_Supplied information_.
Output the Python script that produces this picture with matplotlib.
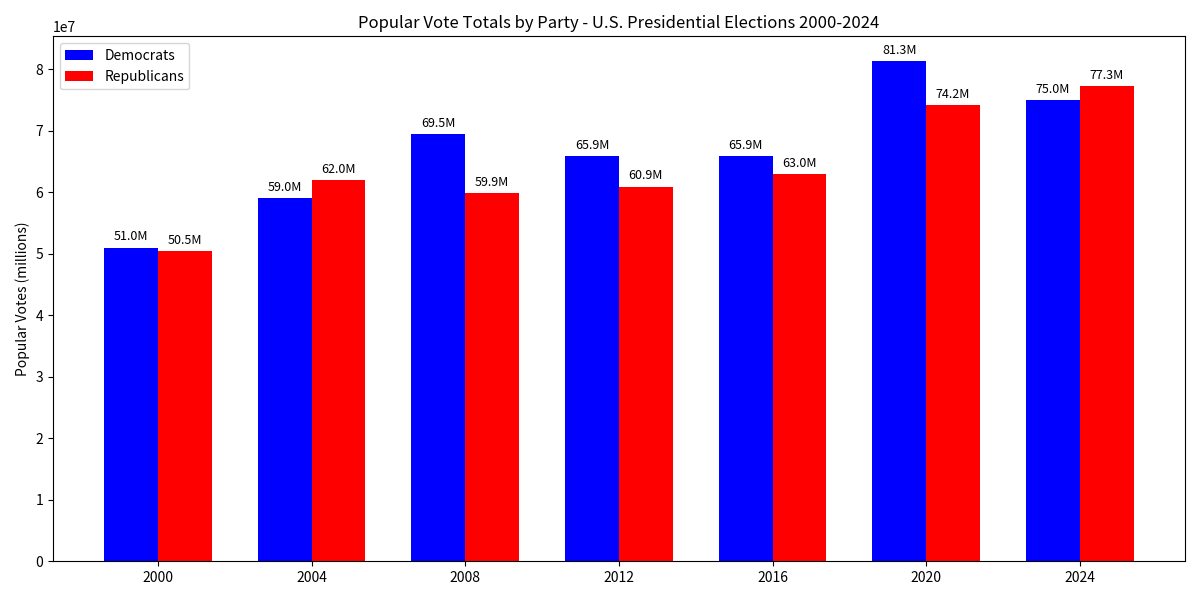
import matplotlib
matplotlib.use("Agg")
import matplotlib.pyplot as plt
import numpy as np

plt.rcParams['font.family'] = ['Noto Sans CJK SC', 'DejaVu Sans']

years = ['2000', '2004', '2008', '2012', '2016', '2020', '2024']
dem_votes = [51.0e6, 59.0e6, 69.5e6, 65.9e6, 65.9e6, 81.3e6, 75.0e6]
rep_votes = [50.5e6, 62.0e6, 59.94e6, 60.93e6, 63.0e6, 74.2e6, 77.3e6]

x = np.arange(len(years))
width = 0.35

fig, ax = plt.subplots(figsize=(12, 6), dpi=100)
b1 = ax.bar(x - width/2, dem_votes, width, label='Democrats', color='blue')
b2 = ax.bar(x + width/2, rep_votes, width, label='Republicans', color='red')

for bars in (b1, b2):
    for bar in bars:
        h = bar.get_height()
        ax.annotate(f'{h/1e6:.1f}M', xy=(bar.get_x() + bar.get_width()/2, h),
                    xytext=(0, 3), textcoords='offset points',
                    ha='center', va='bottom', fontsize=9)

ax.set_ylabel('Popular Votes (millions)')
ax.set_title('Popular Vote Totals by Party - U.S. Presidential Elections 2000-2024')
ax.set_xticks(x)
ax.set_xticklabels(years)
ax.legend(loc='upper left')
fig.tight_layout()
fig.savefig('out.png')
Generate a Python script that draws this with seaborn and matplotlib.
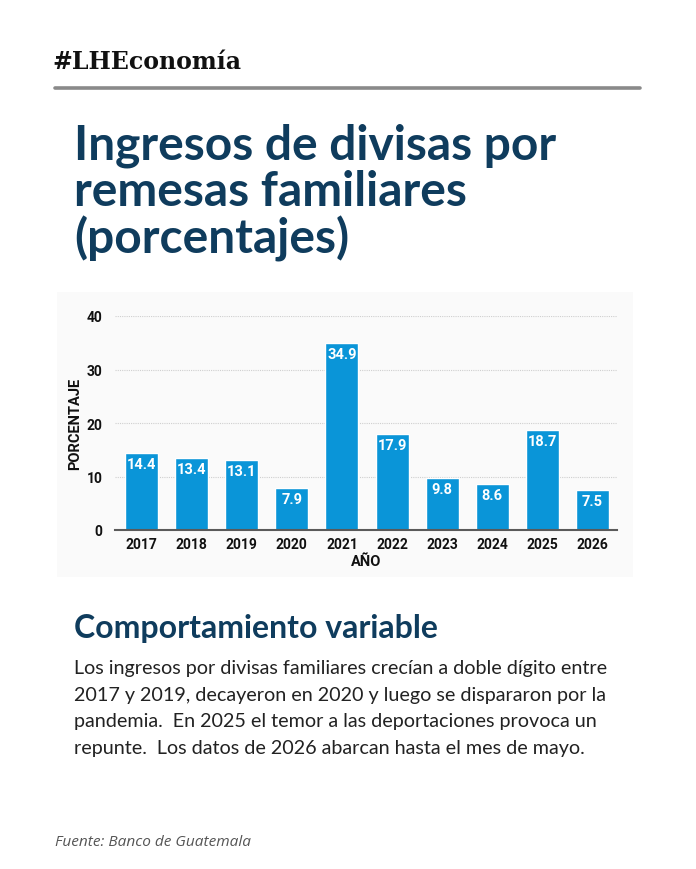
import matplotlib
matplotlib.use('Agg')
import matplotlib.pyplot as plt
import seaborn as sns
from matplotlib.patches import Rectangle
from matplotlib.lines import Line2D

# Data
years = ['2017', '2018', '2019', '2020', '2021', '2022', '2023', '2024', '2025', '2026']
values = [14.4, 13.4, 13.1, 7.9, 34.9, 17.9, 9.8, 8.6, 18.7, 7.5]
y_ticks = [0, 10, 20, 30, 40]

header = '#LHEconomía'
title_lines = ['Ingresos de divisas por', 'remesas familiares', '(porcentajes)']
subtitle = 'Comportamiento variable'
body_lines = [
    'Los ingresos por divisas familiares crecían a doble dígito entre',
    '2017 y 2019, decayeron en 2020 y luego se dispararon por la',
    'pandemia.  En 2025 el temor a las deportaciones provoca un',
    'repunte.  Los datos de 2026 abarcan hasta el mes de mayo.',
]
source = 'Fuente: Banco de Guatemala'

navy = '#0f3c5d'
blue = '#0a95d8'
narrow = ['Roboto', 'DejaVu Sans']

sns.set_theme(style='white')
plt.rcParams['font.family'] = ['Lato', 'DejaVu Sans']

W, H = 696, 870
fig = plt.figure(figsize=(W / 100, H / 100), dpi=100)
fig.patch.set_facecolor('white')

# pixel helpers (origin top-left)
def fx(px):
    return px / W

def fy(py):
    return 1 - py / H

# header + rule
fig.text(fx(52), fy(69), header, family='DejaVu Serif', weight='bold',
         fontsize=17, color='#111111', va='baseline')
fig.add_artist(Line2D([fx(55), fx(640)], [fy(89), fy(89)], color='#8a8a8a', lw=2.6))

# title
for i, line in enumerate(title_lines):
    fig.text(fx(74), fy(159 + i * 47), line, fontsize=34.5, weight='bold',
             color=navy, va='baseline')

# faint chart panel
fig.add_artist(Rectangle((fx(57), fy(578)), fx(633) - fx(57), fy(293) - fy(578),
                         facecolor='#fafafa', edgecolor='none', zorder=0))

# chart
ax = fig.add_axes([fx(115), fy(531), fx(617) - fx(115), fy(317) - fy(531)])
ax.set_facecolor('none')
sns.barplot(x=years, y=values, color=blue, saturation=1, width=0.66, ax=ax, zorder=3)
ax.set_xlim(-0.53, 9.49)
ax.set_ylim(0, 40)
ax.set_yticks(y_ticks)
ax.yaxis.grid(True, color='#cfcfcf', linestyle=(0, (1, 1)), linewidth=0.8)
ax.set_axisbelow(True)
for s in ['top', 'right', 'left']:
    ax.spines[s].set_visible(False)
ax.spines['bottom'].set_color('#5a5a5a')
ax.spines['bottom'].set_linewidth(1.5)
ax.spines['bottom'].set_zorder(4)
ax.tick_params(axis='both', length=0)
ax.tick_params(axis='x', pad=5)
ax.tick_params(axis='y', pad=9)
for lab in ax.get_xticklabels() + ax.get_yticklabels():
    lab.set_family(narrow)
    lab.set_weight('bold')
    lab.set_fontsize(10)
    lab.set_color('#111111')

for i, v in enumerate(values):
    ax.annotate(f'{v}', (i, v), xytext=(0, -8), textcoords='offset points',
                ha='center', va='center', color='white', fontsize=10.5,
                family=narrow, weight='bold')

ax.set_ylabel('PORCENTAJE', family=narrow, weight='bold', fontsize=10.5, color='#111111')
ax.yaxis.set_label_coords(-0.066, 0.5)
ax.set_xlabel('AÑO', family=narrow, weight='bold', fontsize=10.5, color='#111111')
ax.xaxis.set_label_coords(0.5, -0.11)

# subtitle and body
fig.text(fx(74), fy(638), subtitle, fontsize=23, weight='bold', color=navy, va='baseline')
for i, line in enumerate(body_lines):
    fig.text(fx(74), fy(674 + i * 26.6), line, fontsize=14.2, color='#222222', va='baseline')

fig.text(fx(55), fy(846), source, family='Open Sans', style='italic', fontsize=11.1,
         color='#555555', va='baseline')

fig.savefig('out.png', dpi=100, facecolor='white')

_Written exercise_. Exactly as they appear, write out the lines from the one containing "Generate a Python" down to the one containing "from matplotlib.lines import Line2D", both included. Pictures are left out.

_Problem solution_.
Generate a Python script that draws this with seaborn and matplotlib.
import matplotlib
matplotlib.use('Agg')
import matplotlib.pyplot as plt
import seaborn as sns
from matplotlib.patches import Rectangle
from matplotlib.lines import Line2D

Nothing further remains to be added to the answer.